Top S&P official says weakening of institutions, checks and balances could have significant effects, as could new hardline policies in West Bank that may increase instability

View of the Supreme Court as seen from a rooftop in Jerusalem on September 7, 2018. (Yonatan Sindel/Flash90)
View of the Supreme Court as seen from a rooftop in Jerusalem on September 7, 2018. (Yonatan Sindel/Flash90)

Credit rating agency Standard & Poor’s (S&P) has warned that the new Israeli government’s plans for radical judicial reform as well as its hardline policies in the West Bank could negatively affect the country’s rating.

The agency’s Director of Global Ratings Maxim Rybnikov told Reuters: “If the announced judicial system changes set a trend for weakening Israel’s institutional arrangements and existing checks and balances this could in the future present downside risks to the ratings.”

However, he added, “we are not there yet.”

Rybnikov also said that “the primary concern for us would be the… security situation which could be undermined in a scenario of more hardline policies.”

“Hardline rhetoric that undermines the fragile situation in the West Bank could generate risks,” he noted.

“If we see more protests, this is not going to be good news also for the economy.”

The hard-right government led by restored Prime Minister Benjamin Netanyahu has vowed to enact a sweeping judicial overhaul that would severely limit court oversight of the government and give the coalition broad control over judicial appointments.

On Thursday, Supreme Court President Esther Hayut denounced the plan as one that would deal a “fatal blow” to the country’s democratic identity, give the Knesset a “blank check” to pass any legislation it pleases — even in violation of basic civil rights — and deny the courts the tools needed to serve as a check on executive power.

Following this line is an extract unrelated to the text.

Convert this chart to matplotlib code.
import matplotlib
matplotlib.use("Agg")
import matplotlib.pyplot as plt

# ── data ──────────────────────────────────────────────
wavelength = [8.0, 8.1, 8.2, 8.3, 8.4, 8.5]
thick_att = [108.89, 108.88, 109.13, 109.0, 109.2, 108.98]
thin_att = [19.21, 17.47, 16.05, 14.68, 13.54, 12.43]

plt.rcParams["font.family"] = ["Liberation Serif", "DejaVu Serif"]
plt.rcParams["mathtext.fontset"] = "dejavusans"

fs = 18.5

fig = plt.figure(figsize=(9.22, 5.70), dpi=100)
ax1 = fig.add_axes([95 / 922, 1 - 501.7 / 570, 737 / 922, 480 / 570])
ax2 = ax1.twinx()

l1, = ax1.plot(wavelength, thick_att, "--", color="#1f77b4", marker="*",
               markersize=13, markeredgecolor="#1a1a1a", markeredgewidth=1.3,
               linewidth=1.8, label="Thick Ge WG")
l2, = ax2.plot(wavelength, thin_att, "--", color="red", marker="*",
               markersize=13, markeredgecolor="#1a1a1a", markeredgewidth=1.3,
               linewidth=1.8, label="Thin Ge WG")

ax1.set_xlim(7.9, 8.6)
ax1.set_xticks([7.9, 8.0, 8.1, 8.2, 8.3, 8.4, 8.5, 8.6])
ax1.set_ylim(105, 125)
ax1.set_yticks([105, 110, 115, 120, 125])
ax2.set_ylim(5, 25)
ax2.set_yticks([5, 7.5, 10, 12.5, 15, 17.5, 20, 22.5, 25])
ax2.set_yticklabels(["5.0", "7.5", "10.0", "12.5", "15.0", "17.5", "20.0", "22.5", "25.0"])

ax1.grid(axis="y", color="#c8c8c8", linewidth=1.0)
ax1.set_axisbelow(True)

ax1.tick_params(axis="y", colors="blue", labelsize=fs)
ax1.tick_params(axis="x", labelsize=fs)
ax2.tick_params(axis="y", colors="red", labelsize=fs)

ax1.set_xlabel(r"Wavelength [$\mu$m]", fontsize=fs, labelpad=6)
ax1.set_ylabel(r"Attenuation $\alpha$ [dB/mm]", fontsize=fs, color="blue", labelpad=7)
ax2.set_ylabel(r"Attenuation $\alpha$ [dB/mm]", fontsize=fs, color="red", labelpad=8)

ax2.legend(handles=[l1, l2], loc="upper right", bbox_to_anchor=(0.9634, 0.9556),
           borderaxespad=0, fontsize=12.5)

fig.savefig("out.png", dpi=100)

Supreme Court Chief justice Esther Hayut speaks at a conference of the Israeli Association of Public Law on January 12, 2023. (Screencapture/

Earlier this week, Rybnikov told the Calcalist newspaper that “If, contrary to the previous situation, the institutional system in Israel enters a consistent path of weakening, including damage to the system of checks and balances, and political power is concentrated too much in the hands of one person or one group, the public debate will also be damaged and it will lead to fiscal policy being less responsible — not just for one year, but become a feature of policymaking. All of these things could become a real rating risk.”

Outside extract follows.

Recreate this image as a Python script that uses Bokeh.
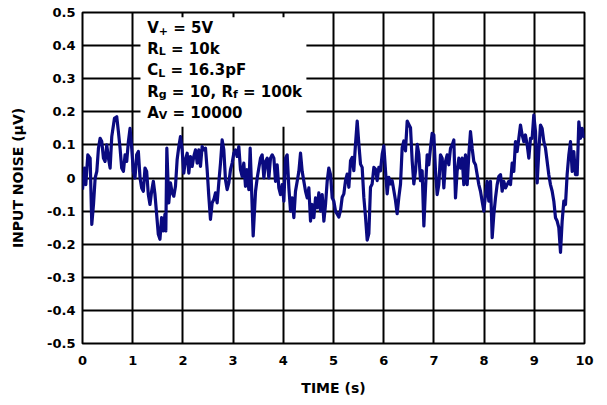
from bokeh.plotting import figure
from bokeh.models import Range1d, FixedTicker, CustomJSTickFormatter, BoxAnnotation, Label
from bokeh.embed import file_html
from bokeh.resources import INLINE

FONT = "DejaVu Sans"

# ---- data (time in s, noise in uV) ----
time_a = [0.00, 0.04, 0.066, 0.106, 0.152, 0.185, 0.219, 0.252, 0.285, 0.318,
          0.351, 0.384, 0.417, 0.450, 0.483, 0.517, 0.550, 0.583, 0.636, 0.682,
          0.715, 0.748, 0.781, 0.815, 0.848, 0.881, 0.914, 0.947, 0.980, 1.013,
          1.046, 1.079, 1.113, 1.146, 1.179, 1.212, 1.245, 1.278, 1.311, 1.344,
          1.377, 1.411, 1.444, 1.477, 1.510, 1.543, 1.576, 1.609, 1.642, 1.66, 1.68]
noise_a = [-0.035, 0.03, -0.02, 0.07, 0.06, -0.14, -0.08, 0.0, 0.02, 0.09,
           0.12, 0.11, 0.06, 0.05, 0.10, 0.06, 0.03, 0.125, 0.18, 0.185,
           0.14, 0.09, 0.03, 0.02, 0.07, 0.05, 0.11, 0.15, 0.09, 0.02,
           0.0, 0.07, 0.08, 0.0, -0.03, -0.04, 0.03, 0.02, -0.05, -0.08,
           -0.04, -0.01, -0.05, -0.11, -0.17, -0.185, -0.12, -0.16, -0.11, -0.16, 0.09]

time_b = [1.719, 1.753, 1.786, 1.819, 1.852, 1.885, 1.919, 1.952, 1.985, 2.018,
          2.051, 2.085, 2.118, 2.151, 2.184, 2.217, 2.251, 2.284, 2.317, 2.350,
          2.383, 2.417, 2.450, 2.483, 2.516, 2.549, 2.583, 2.616, 2.649, 2.682,
          2.715, 2.749, 2.782, 2.815, 2.848, 2.881, 2.915, 2.948, 2.981, 3.014,
          3.047, 3.081, 3.114, 3.147, 3.180, 3.213, 3.247, 3.280, 3.313, 3.34, 3.40]
noise_b = [-0.075, -0.015, -0.045, -0.055, -0.025, 0.055, 0.095, 0.125, 0.085, 0.015,
           0.055, 0.075, 0.015, 0.065, 0.035, 0.065, 0.085, 0.045, 0.085, 0.035,
           0.095, 0.085, 0.09, 0.025, -0.055, -0.125, -0.075, -0.065, -0.045, -0.075,
           -0.015, 0.045, 0.115, 0.085, -0.005, -0.035, -0.015, 0.025, 0.045, 0.075,
           0.085, 0.065, 0.095, 0.025, 0.005, 0.045, -0.025, 0.025, -0.035, 0.09, -0.175]

time_c = [3.447, 3.480, 3.513, 3.546, 3.579, 3.613, 3.646, 3.679, 3.712, 3.745,
          3.779, 3.812, 3.845, 3.878, 3.911, 3.945, 3.978, 4.011, 4.044, 4.077,
          4.111, 4.144, 4.177, 4.210, 4.243, 4.277, 4.310, 4.343, 4.376, 4.409,
          4.443, 4.476, 4.509, 4.542, 4.575, 4.609, 4.642, 4.675, 4.708, 4.741,
          4.775, 4.808, 4.841, 4.874, 4.907, 4.941, 4.974, 5.007, 5.040]
noise_c = [-0.04, 0.0, 0.03, 0.06, 0.07, 0.0, 0.05, 0.06, 0.0, 0.06,
           0.07, 0.06, -0.01, 0.04, -0.03, -0.05, -0.02, -0.07, 0.06, 0.07,
           -0.03, -0.10, -0.06, -0.12, -0.04, -0.01, 0.02, 0.075, 0.02, -0.01,
           -0.04, -0.06, -0.03, -0.13, -0.08, -0.12, -0.06, -0.09, -0.045, -0.10,
           -0.05, -0.13, -0.08, -0.01, 0.03, 0.01, -0.06, -0.07, -0.10]

time_d = [5.106, 5.140, 5.173, 5.206, 5.239, 5.272, 5.306, 5.339, 5.372, 5.405,
          5.438, 5.472, 5.505, 5.538, 5.571, 5.604, 5.638, 5.671, 5.704, 5.737,
          5.770, 5.804, 5.837, 5.870, 5.903, 5.936, 5.970, 6.003, 6.036, 6.069,
          6.102, 6.136, 6.169, 6.202, 6.235, 6.268, 6.302, 6.335, 6.368, 6.401,
          6.434, 6.468, 6.501, 6.534, 6.567, 6.600, 6.634, 6.667, 6.700, 6.733,
          6.766, 6.800]
noise_d = [-0.118, -0.098, -0.058, -0.048, -0.008, 0.012, -0.028, 0.052, 0.062, 0.022,
           0.102, 0.172, 0.102, 0.042, 0.032, -0.058, -0.118, -0.188, -0.168, -0.028,
           -0.018, 0.032, 0.027, -0.008, 0.032, 0.022, 0.072, 0.097, 0.022, -0.048,
           0.002, -0.018, -0.008, -0.038, -0.068, -0.108, -0.058, -0.018, 0.092, 0.112,
           0.082, 0.172, 0.162, 0.152, 0.052, -0.018, 0.022, 0.102, 0.072, -0.008,
           0.022, -0.145]

time_e = [6.833, 6.866, 6.899, 6.932, 6.965, 6.999, 7.032, 7.065, 7.098, 7.131,
          7.165, 7.198, 7.231, 7.264, 7.297, 7.331, 7.364, 7.397, 7.430, 7.463,
          7.497, 7.530, 7.563, 7.596, 7.629, 7.663, 7.696, 7.729, 7.762, 7.795,
          7.829, 7.862, 7.895, 7.928, 7.961, 7.995, 8.028, 8.061, 8.094, 8.127,
          8.161, 8.194, 8.227, 8.260, 8.293, 8.327, 8.360, 8.393, 8.426]
noise_e = [-0.03, 0.07, 0.04, 0.09, 0.135, 0.13, 0.02, -0.05, -0.02, 0.07,
           0.06, -0.03, 0.05, 0.07, 0.04, 0.09, 0.10, 0.115, -0.06, 0.02,
           0.06, 0.03, 0.06, -0.02, 0.07, -0.02, 0.07, 0.14, 0.09, 0.05,
           0.04, 0.01, -0.02, -0.04, -0.07, -0.10, -0.05, -0.01, -0.07, -0.01,
           -0.18, -0.11, -0.06, -0.02, 0.005, 0.01, -0.04, -0.01, -0.03]

time_f = [8.459, 8.492, 8.526, 8.559, 8.592, 8.625, 8.658, 8.692, 8.725, 8.758,
          8.791, 8.824, 8.858, 8.891, 8.924, 8.957, 8.990, 9.024, 9.057, 9.090,
          9.123, 9.156, 9.190, 9.223, 9.256, 9.289, 9.322, 9.356, 9.389, 9.422,
          9.455, 9.488, 9.522, 9.555, 9.588, 9.621, 9.654, 9.688, 9.721, 9.754,
          9.787, 9.820, 9.854, 9.887, 9.920, 9.953, 9.986, 10.0]
noise_f = [-0.02, -0.01, -0.02, 0.045, 0.02, 0.11, 0.08, 0.12, 0.16, 0.13,
           0.11, 0.13, 0.10, 0.06, 0.12, 0.12, 0.19, 0.14, -0.015, 0.08,
           0.16, 0.15, 0.11, 0.09, 0.05, 0.01, -0.02, -0.04, -0.07, -0.12,
           -0.13, -0.15, -0.225, -0.13, -0.07, -0.08, 0.01, 0.07, 0.11, 0.02,
           0.08, 0.01, 0.01, 0.17, 0.12, 0.15, 0.125, 0.13]

time_s = time_a + time_b + time_c + time_d + time_e + time_f
noise_uv = noise_a + noise_b + noise_c + noise_d + noise_e + noise_f

x_ticks = [0, 1, 2, 3, 4, 5, 6, 7, 8, 9, 10]
y_ticks = [-0.5, -0.4, -0.3, -0.2, -0.1, 0, 0.1, 0.2, 0.3, 0.4, 0.5]

# test-condition lines: (text, is_subscript)
conditions = [
    [("V", False), ("+", True), ("= 5V", False)],
    [("R", False), ("L", True), ("= 10k", False)],
    [("C", False), ("L", True), ("= 16.3pF", False)],
    [("R", False), ("g", True), ("= 10, R", False), ("f", True), ("= 100k", False)],
    [("A", False), ("V", True), ("= 10000", False)],
]

# ---- figure ----
p = figure(frame_width=502, frame_height=331,
           x_range=Range1d(0, 10), y_range=Range1d(-0.5, 0.5),
           output_backend="svg", toolbar_location=None,
           min_border_left=82, min_border_right=15, min_border_top=12, min_border_bottom=56,
           background_fill_color="white", border_fill_color="white")

p.xaxis.ticker = FixedTicker(ticks=x_ticks)
p.yaxis.ticker = FixedTicker(ticks=y_ticks)
p.yaxis.formatter = CustomJSTickFormatter(
    code="const s = tick.toFixed(1); return (s === '0.0' || s === '-0.0') ? '0' : s;")

for ax in (p.xaxis[0], p.yaxis[0]):
    ax.axis_line_color = None
    ax.major_tick_line_color = None
    ax.minor_tick_line_color = None
    ax.major_tick_in = 0
    ax.major_tick_out = 0
    ax.major_label_text_font = FONT
    ax.major_label_text_font_style = "bold"
    ax.major_label_text_font_size = "13px"
    ax.major_label_text_color = "black"
    ax.axis_label_text_font = FONT
    ax.axis_label_text_font_style = "bold"
    ax.axis_label_text_font_size = "14px"
    ax.axis_label_text_color = "black"

p.xaxis.axis_label = "TIME (s)"
p.yaxis.axis_label = "INPUT NOISE (µV)"
p.xaxis.major_label_standoff = 12
p.yaxis.major_label_standoff = 7
p.xaxis.axis_label_standoff = 12
p.yaxis.axis_label_standoff = 18

p.grid.grid_line_color = "black"
p.grid.grid_line_width = 2
p.grid.grid_line_alpha = 1
p.outline_line_color = "black"
p.outline_line_width = 2
p.outline_line_alpha = 1

p.line(time_s, noise_uv, line_color="#0a0a80", line_width=3.2, line_join="round")

# white box behind the conditions text
p.add_layout(BoxAnnotation(left=1.155, right=4.46, top=0.486, bottom=0.155,
                           fill_color="white", fill_alpha=1, line_color=None))

# approximate DejaVu Sans Bold advance widths (em)
W = {" ": 0.348, "+": 0.838, "=": 0.838, ",": 0.380, ".": 0.380,
     "A": 0.774, "C": 0.734, "F": 0.683, "L": 0.637, "R": 0.770, "V": 0.774,
     "f": 0.435, "g": 0.716, "k": 0.666, "p": 0.716}
for d in "0123456789":
    W[d] = 0.696

def text_w(s, size):
    return sum(W.get(ch, 0.65) for ch in s) * size

MAIN, SUB = 15, 11
x0 = 1.289
baselines = [0.454, 0.390, 0.326, 0.261, 0.197]
sub_drop = 3.0 / 331.0
for line, yb in zip(conditions, baselines):
    off = 0.0
    for i, (txt, is_sub) in enumerate(line):
        if not is_sub and i > 0:
            off += text_w(" ", MAIN)
        size = SUB if is_sub else MAIN
        p.add_layout(Label(x=x0, y=(yb - sub_drop) if is_sub else yb, x_offset=off,
                           text=txt, text_font=FONT, text_font_style="bold",
                           text_font_size=f"{size}px", text_color="black",
                           text_baseline="alphabetic", text_align="left"))
        off += text_w(txt, size)

open("out.html", "w").write(file_html(p, INLINE))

For this reason, he said, “We’re closely following developments around the Supreme Court and the potential implications of these changes. This is not good news for that institutional system that certain laws are changed in such a way to suit specific people in certain positions.”

In the West Bank, the new government has adopted a position in favor of annexing the territory or parts of it — though this is seen as a largely declarative policy for now — while appointing the far-right’s Itamar Ben Gvir and Bezalel Smotrich to key positions in charge of enforcement mechanisms in the territory.

In November, S&P had announced it was keeping Israel’s favorable rating unchanged at AA- with a “stable” outlook.

The agency assessed that Israel’s economy grew by a strong six percent in 2022, but that global economic trends would hamper growth in 2023, and Israel’s GDP will grow by an estimated 2% this year.

Israel, along with much of the rest of the world, continues to grapple with inflation. The bank has hiked benchmark interest rates as inflation in Israel has spiked.

In its analysis, S&P praised Israel’s “wealthy and resilient economy” as a rationale for its favorable credit rating, but said such assessments “remain constrained by significant domestic and regional political and security risks.”

Israel’s economy has proved resilient in the face of uncertainty and instability in recent years. The economy, driven by high value-added IT-related service exports, registered only a mild contraction of 1.9% in real terms in 2020 at the onset of the COVID-19 pandemic, and then grew by a strong 8.6% in 2021, S&P said.

While economic growth will stagnate in 2023, S&P expects a rebound in 2024 and 2025.

Domestically, S&P said it expects household budgets to “suffer from higher inflation, the tightening of Israel’s monetary policy, and the effect of rapid house price growth on housing affordability.”

Housing prices are up 19% from 2021 and the Consumer Price Index — a measure of inflation that tracks the average cost of household goods like food, clothing, and transportation — has been steadily increasing.

“We expect the government may be under pressure to adopt additional spending measures that would soften the effect on living standards in the coming months,” the agency said.

Ricky Ben-David contributed to this report.